The Greater Toronto Area and all its towns are being overrun by Bollywood themed events that has got the Indo-Canadians all charged up. 

They’re thronging these celebrations in big numbers. As my friend George Abraham recently posted on his Facebook page, “The flavour of Canada’s summer: all things India...Smart!”

I went to the inaugural of Picture House: The Art of Bollywood an exquisite exhibition of Bollywood posters at the Art Gallery of Mississauga curated by Ali Adil Khan and Asma Arshad Mahmood.

The exhibition had some of the most famous Bollywood posters ever painted.

And the richly-produced accompanying brochure had a well-researched and article by Ali Adil Khan.

Khan writes with the authority that comes from a mastery over the subject. He lists the many billboard painters who didn’t achieve the fame that Maqbool Fida Husain was destined to achieve.

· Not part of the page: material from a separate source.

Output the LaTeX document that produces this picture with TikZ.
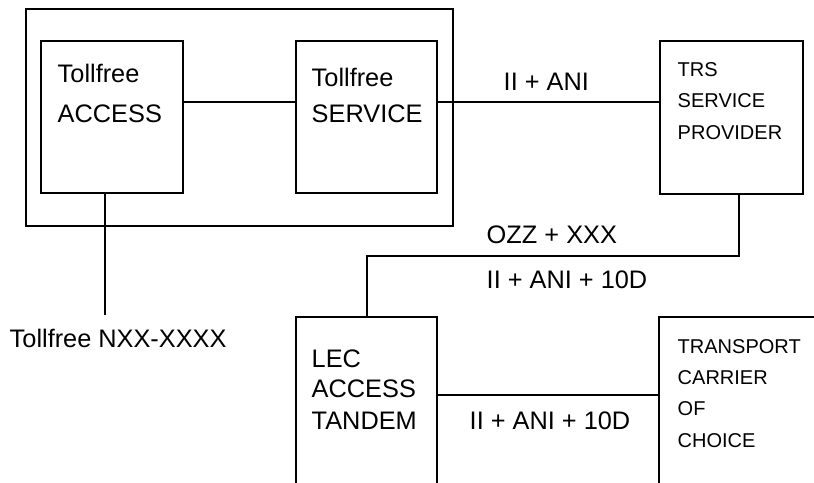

Khan concludes his essay with an insightful observation: “The journey of Bollywood billboards and posters from the street of Mumbai to the museums of the world reaffirms their historical and aesthetic importance. 

"It is the relatively unknown artists, such as those profiled in this exhibition who are the unsung heroes of Bollywood, who worked day and night behind the scene, in open air studios and small alleyways, to give a larger than life image to actors and to commence a visual culture that is widely accepted and easily understood within and outside of India.”

The exhibition transported me to the past; to my aunt’s home in Prarthana Samaj where a few dozen cousins would congregate during the summer holidays, and accompanied by my cousin, I’d go from one cinema hall to another along Lamington Road to watch the posters of new movies.

That stretch of road had nearly a dozen cinema houses – Roxy, Opera House, Imperial, Naaz, Swastik, Novelty, Super, Apsara, Minerva, Alfred, Ganga-Jamuna and Maratha Mandir.

And, if I remember right, in the mid-1970s (1976-77-78) most of these cinema halls were showing an Amitabh Bachchan movie. And nearly all of them were silver jubilee hits.